↓

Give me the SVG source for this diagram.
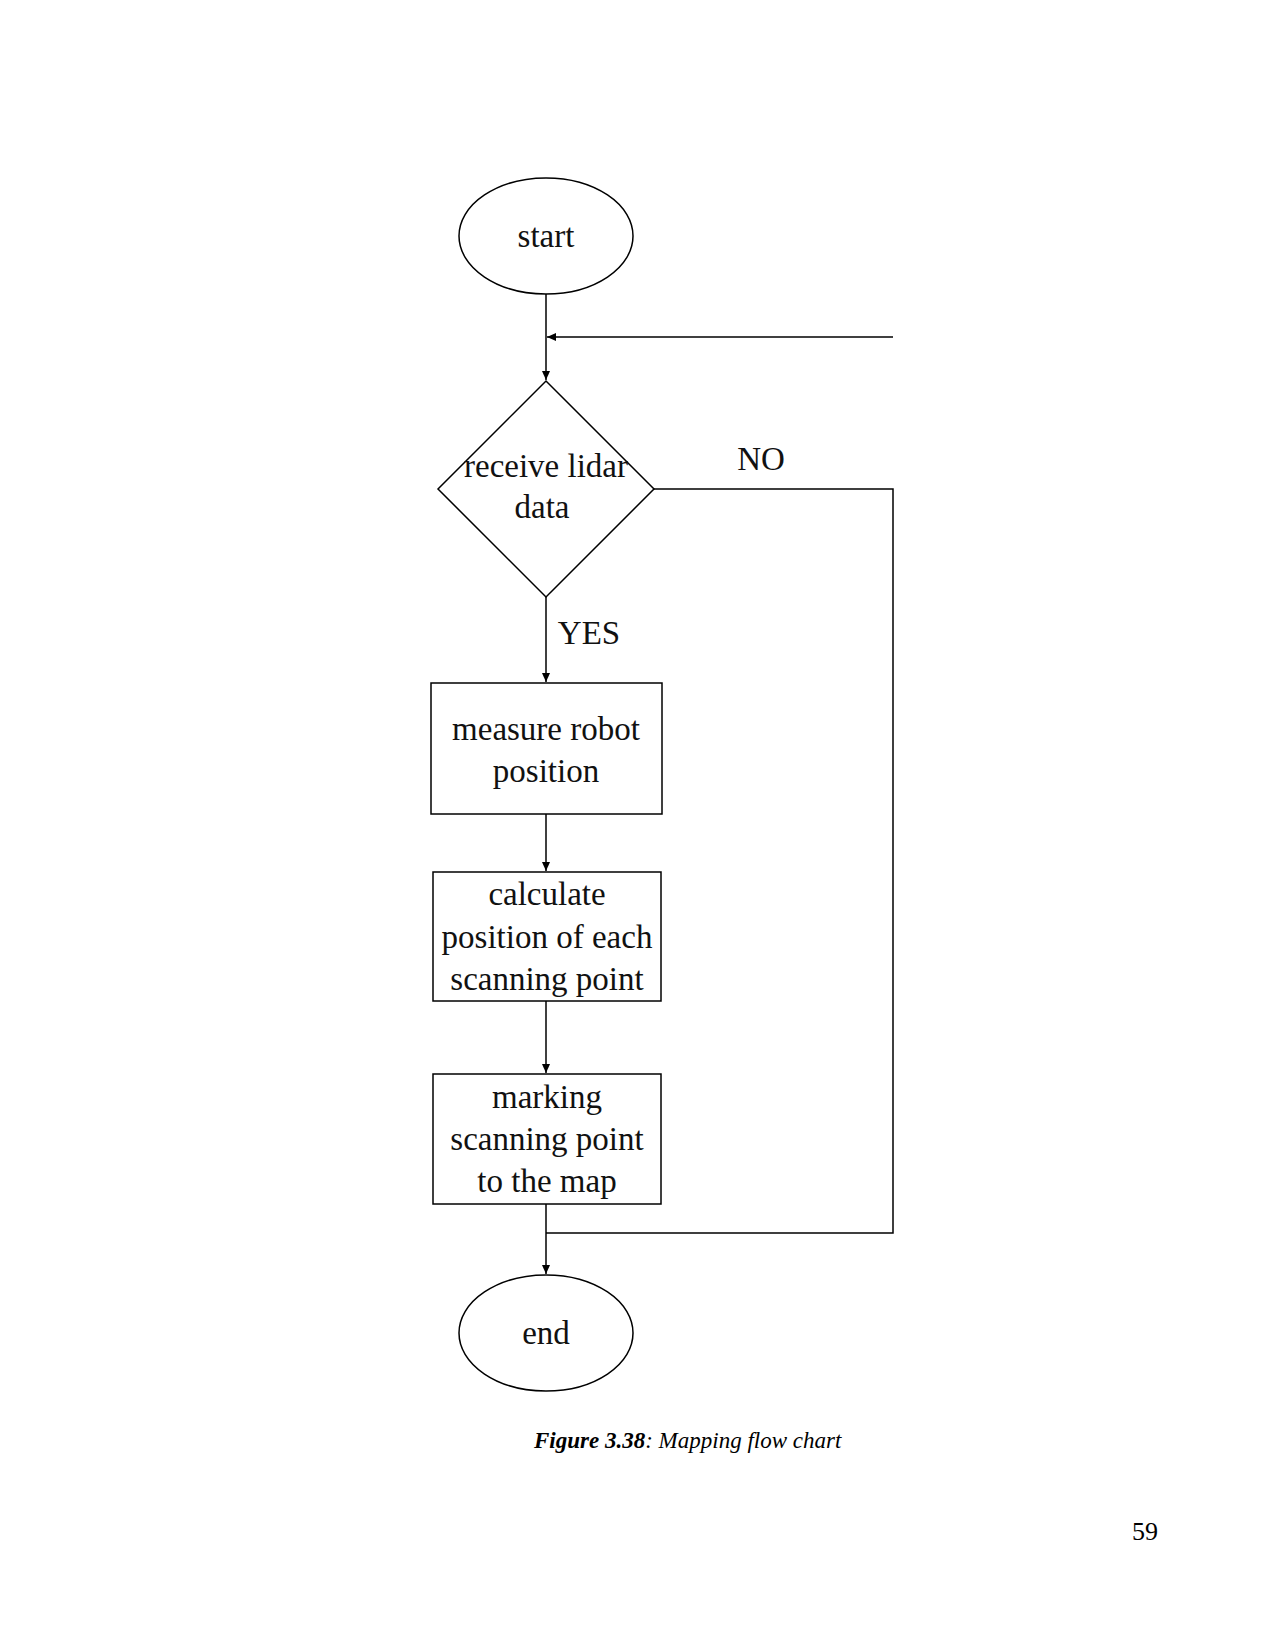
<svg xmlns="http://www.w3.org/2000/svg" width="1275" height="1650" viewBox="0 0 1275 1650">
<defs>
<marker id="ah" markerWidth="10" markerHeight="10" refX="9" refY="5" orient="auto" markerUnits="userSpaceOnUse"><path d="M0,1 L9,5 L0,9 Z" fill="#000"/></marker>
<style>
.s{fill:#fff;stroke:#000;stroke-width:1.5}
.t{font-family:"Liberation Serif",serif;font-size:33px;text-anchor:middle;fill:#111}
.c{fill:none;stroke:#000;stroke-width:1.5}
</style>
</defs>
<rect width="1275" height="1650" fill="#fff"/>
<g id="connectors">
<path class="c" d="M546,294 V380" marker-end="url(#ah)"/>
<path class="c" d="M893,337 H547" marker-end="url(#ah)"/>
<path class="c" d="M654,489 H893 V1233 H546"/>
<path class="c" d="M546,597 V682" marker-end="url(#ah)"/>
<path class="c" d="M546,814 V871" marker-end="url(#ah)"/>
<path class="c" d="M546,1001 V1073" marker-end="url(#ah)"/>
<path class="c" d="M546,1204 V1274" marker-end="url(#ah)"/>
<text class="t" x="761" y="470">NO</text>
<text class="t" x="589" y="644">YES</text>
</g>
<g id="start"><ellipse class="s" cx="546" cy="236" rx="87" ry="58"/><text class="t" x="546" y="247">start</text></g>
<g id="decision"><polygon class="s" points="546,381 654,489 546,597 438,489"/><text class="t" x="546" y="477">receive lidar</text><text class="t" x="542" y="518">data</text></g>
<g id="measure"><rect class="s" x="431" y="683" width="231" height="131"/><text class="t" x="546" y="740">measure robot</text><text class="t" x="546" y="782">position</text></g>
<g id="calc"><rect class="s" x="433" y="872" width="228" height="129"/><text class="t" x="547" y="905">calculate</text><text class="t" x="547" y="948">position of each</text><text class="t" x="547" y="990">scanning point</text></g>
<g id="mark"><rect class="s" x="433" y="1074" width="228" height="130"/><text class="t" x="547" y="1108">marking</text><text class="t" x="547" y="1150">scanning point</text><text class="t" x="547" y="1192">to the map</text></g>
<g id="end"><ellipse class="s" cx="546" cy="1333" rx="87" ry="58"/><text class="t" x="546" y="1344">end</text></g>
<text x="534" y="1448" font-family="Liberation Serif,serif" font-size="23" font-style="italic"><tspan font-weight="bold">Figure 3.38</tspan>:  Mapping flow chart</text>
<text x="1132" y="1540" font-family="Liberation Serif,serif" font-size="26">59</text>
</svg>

↑
↓

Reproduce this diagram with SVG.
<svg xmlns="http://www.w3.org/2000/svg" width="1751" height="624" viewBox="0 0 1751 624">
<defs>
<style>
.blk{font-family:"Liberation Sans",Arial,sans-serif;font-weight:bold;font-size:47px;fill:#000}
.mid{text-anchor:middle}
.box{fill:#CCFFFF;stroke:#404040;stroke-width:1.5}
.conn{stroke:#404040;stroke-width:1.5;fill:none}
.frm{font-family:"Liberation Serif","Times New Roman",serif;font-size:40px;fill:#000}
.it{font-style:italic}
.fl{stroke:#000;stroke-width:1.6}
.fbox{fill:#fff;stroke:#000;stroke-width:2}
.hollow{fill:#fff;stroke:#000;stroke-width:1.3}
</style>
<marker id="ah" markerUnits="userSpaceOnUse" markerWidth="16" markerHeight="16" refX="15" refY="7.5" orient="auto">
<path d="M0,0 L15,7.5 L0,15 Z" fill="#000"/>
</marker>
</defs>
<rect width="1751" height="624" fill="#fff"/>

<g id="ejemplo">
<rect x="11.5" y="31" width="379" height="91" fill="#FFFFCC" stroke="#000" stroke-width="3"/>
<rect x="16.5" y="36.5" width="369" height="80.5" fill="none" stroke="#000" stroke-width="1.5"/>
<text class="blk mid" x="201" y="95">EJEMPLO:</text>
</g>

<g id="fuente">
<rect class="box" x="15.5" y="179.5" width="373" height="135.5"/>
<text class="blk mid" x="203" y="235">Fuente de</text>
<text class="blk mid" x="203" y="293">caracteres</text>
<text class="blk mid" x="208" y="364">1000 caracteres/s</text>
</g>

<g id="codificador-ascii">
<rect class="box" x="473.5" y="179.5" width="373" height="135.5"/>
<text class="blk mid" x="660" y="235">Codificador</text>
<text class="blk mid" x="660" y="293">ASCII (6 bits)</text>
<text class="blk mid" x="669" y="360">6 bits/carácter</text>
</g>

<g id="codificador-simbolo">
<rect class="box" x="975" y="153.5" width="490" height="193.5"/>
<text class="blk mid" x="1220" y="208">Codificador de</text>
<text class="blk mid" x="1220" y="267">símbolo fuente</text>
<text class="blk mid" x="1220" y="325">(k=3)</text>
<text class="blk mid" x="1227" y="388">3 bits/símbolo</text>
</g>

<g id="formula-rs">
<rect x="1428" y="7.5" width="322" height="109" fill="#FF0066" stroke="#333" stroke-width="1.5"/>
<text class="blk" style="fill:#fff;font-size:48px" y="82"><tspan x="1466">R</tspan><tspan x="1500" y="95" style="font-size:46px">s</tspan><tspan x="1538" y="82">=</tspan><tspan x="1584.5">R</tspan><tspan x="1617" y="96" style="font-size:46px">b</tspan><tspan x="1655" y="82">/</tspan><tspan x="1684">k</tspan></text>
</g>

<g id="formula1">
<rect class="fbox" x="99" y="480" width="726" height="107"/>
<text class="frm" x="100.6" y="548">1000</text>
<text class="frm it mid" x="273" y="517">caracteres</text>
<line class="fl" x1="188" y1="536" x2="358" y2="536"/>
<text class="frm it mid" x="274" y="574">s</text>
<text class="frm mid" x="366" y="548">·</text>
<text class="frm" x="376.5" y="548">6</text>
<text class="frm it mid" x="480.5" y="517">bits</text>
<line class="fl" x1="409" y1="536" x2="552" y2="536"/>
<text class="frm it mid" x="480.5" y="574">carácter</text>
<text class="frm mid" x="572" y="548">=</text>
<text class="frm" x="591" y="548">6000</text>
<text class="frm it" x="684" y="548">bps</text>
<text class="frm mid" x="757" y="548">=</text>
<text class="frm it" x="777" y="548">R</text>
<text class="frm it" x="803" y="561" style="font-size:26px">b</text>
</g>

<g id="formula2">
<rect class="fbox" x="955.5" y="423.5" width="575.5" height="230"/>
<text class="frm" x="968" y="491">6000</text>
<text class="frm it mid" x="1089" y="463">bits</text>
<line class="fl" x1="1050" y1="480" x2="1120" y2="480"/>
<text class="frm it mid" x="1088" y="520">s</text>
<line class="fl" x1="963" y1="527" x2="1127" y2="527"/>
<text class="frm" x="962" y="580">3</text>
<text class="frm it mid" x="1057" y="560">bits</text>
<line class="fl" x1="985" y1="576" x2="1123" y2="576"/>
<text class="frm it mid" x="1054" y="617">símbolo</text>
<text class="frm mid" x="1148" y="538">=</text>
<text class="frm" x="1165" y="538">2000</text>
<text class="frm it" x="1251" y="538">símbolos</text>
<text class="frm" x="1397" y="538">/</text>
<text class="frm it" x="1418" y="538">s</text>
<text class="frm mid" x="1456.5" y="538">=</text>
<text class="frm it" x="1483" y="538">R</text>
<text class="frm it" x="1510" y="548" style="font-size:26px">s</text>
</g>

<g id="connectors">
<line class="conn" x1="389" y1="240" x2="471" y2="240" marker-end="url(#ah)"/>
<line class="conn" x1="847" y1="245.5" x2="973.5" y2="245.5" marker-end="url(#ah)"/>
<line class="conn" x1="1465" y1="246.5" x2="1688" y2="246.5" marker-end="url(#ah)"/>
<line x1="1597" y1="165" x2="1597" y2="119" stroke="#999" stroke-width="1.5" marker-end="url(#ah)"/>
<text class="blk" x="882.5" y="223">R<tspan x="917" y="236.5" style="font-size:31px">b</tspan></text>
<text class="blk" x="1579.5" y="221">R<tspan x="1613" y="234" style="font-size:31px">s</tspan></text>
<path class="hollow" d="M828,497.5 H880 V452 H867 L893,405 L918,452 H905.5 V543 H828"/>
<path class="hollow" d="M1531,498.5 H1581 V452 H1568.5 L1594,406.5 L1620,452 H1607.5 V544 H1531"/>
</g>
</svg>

↑

• [Your instructions]:
Find the lines that include the string "this", then copy each of them.

• [Expected answer]:
Give me the SVG source for this diagram.
Reproduce this diagram with SVG.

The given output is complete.